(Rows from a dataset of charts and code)
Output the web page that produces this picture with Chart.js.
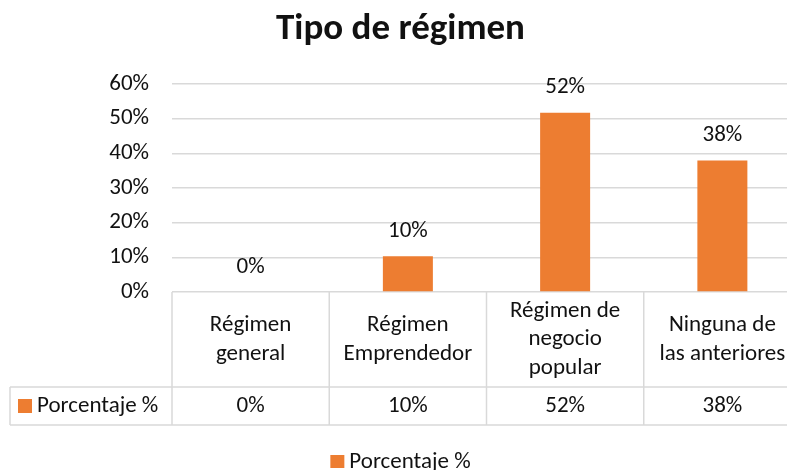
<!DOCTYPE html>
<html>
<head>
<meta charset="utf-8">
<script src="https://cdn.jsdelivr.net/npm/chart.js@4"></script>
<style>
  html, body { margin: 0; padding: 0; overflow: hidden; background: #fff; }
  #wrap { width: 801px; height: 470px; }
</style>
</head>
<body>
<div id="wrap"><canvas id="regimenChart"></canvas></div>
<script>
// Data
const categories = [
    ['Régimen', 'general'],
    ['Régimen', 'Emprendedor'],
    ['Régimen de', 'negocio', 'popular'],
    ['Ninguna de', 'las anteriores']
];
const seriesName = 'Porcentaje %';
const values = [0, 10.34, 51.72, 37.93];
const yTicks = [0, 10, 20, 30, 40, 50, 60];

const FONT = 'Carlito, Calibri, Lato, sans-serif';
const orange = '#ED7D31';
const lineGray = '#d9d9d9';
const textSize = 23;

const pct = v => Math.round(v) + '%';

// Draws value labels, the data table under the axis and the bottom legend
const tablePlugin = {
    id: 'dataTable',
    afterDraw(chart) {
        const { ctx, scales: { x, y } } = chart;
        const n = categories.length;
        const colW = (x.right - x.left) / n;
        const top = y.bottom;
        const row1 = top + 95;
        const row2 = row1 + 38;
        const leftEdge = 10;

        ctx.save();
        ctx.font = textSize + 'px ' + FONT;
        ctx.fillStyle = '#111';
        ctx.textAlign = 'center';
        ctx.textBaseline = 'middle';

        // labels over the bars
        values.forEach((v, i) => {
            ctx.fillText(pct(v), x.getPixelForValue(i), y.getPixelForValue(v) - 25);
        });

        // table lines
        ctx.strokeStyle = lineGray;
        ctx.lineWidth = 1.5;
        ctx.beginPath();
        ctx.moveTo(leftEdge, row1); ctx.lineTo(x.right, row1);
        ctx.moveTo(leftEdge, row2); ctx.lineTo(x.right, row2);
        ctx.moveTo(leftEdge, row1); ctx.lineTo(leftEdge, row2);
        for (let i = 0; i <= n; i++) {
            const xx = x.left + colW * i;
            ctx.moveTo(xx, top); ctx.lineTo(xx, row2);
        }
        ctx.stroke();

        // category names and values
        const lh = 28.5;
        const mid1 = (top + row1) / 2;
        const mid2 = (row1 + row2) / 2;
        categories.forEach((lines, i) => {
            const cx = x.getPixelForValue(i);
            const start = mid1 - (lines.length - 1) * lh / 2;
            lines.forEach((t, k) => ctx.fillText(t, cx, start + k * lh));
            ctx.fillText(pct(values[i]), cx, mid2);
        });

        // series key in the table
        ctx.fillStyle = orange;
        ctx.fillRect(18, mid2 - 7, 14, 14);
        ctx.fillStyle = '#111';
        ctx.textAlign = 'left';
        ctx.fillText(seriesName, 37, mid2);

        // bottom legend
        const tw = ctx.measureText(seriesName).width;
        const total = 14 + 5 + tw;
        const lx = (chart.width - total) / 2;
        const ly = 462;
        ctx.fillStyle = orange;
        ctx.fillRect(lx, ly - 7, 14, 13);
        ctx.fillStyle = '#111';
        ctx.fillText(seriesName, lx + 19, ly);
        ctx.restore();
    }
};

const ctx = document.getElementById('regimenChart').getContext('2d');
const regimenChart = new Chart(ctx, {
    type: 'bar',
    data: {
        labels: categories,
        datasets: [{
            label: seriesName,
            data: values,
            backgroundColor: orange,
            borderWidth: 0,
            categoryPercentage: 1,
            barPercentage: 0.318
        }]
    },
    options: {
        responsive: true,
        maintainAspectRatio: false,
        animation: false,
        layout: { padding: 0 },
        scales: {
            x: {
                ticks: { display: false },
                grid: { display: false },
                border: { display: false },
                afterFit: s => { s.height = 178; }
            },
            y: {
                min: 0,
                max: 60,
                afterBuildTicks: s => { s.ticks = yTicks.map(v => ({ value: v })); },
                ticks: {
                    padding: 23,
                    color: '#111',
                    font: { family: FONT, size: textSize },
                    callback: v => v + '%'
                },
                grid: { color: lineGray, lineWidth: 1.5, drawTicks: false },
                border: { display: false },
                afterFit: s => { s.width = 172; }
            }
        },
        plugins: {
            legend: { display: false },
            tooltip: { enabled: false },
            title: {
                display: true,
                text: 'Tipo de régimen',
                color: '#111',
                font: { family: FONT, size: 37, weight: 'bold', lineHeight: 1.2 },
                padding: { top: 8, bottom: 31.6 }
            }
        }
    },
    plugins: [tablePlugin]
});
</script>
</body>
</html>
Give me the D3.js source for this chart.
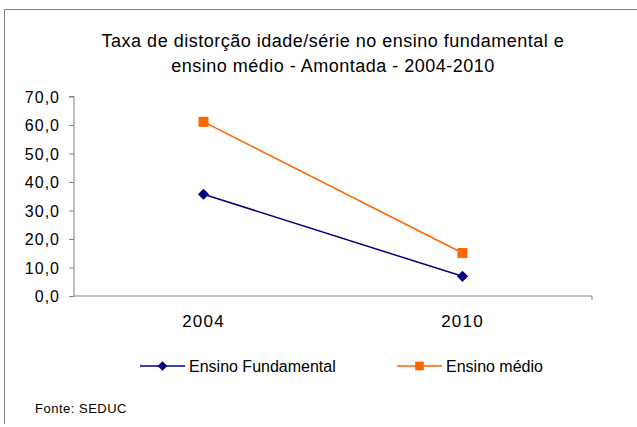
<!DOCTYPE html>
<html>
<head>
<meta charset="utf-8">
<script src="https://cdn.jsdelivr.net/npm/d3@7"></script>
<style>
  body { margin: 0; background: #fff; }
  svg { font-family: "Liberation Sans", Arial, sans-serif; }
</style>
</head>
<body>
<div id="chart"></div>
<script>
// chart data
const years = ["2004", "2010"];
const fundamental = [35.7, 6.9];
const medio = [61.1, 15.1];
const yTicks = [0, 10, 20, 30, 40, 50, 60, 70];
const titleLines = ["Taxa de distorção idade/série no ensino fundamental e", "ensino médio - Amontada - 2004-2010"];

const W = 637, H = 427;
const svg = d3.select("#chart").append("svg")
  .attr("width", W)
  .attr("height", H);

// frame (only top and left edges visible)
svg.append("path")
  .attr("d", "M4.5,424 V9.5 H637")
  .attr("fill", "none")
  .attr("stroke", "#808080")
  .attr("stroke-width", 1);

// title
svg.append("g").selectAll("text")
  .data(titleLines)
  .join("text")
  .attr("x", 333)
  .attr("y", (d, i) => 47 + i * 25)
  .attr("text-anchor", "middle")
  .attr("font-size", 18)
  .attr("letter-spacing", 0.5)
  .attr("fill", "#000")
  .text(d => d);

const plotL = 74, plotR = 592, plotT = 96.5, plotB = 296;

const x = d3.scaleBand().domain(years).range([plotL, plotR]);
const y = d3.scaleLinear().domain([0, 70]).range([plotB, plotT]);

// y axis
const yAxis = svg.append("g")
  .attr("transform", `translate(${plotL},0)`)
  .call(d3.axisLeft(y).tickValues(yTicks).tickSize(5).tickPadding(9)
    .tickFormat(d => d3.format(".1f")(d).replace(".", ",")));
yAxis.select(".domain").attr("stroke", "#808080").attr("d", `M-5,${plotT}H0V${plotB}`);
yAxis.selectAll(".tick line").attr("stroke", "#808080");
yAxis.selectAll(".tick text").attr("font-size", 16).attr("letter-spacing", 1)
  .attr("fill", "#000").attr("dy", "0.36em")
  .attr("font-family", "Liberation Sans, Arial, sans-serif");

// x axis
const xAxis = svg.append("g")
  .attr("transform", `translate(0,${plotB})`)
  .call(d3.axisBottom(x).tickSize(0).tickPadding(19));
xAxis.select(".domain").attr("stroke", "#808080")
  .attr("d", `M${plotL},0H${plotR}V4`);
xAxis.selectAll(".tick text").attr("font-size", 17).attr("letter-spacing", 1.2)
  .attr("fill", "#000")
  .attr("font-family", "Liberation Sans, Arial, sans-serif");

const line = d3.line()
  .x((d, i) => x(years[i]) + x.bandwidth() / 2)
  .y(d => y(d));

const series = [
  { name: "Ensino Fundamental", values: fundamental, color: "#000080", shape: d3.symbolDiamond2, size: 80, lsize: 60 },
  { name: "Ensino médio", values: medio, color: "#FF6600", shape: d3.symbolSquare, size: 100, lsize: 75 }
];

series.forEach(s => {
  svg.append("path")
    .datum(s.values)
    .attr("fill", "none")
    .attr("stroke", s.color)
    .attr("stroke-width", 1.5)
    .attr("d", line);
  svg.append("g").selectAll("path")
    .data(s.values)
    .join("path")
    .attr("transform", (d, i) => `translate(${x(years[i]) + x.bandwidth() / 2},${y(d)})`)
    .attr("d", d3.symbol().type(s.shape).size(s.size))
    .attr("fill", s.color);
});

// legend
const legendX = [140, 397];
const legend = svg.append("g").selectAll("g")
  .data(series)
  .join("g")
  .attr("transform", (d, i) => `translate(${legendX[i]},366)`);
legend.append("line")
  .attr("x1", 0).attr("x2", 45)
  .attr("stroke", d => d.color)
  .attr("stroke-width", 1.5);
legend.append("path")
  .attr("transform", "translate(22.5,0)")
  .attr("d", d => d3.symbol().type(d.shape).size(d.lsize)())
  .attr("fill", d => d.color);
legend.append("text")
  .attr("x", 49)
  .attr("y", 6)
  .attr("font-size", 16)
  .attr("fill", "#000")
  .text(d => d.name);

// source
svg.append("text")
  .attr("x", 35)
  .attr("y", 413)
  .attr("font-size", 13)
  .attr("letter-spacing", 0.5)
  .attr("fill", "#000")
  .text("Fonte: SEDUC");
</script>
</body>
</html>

#### [YOUR INSTRUCTIONS]
Repeat the lines of the listing above verbatim, beginning at its first line and ending at the line containing "const pct = v => Math.round(v) + '%';", which is included. Omit pictures.

#### [TASK RESPONSE]
Output the web page that produces this picture with Chart.js.
<!DOCTYPE html>
<html>
<head>
<meta charset="utf-8">
<script src="https://cdn.jsdelivr.net/npm/chart.js@4"></script>
<style>
  html, body { margin: 0; padding: 0; overflow: hidden; background: #fff; }
  #wrap { width: 801px; height: 470px; }
</style>
</head>
<body>
<div id="wrap"><canvas id="regimenChart"></canvas></div>
<script>
// Data
const categories = [
    ['Régimen', 'general'],
    ['Régimen', 'Emprendedor'],
    ['Régimen de', 'negocio', 'popular'],
    ['Ninguna de', 'las anteriores']
];
const seriesName = 'Porcentaje %';
const values = [0, 10.34, 51.72, 37.93];
const yTicks = [0, 10, 20, 30, 40, 50, 60];

const FONT = 'Carlito, Calibri, Lato, sans-serif';
const orange = '#ED7D31';
const lineGray = '#d9d9d9';
const textSize = 23;

const pct = v => Math.round(v) + '%';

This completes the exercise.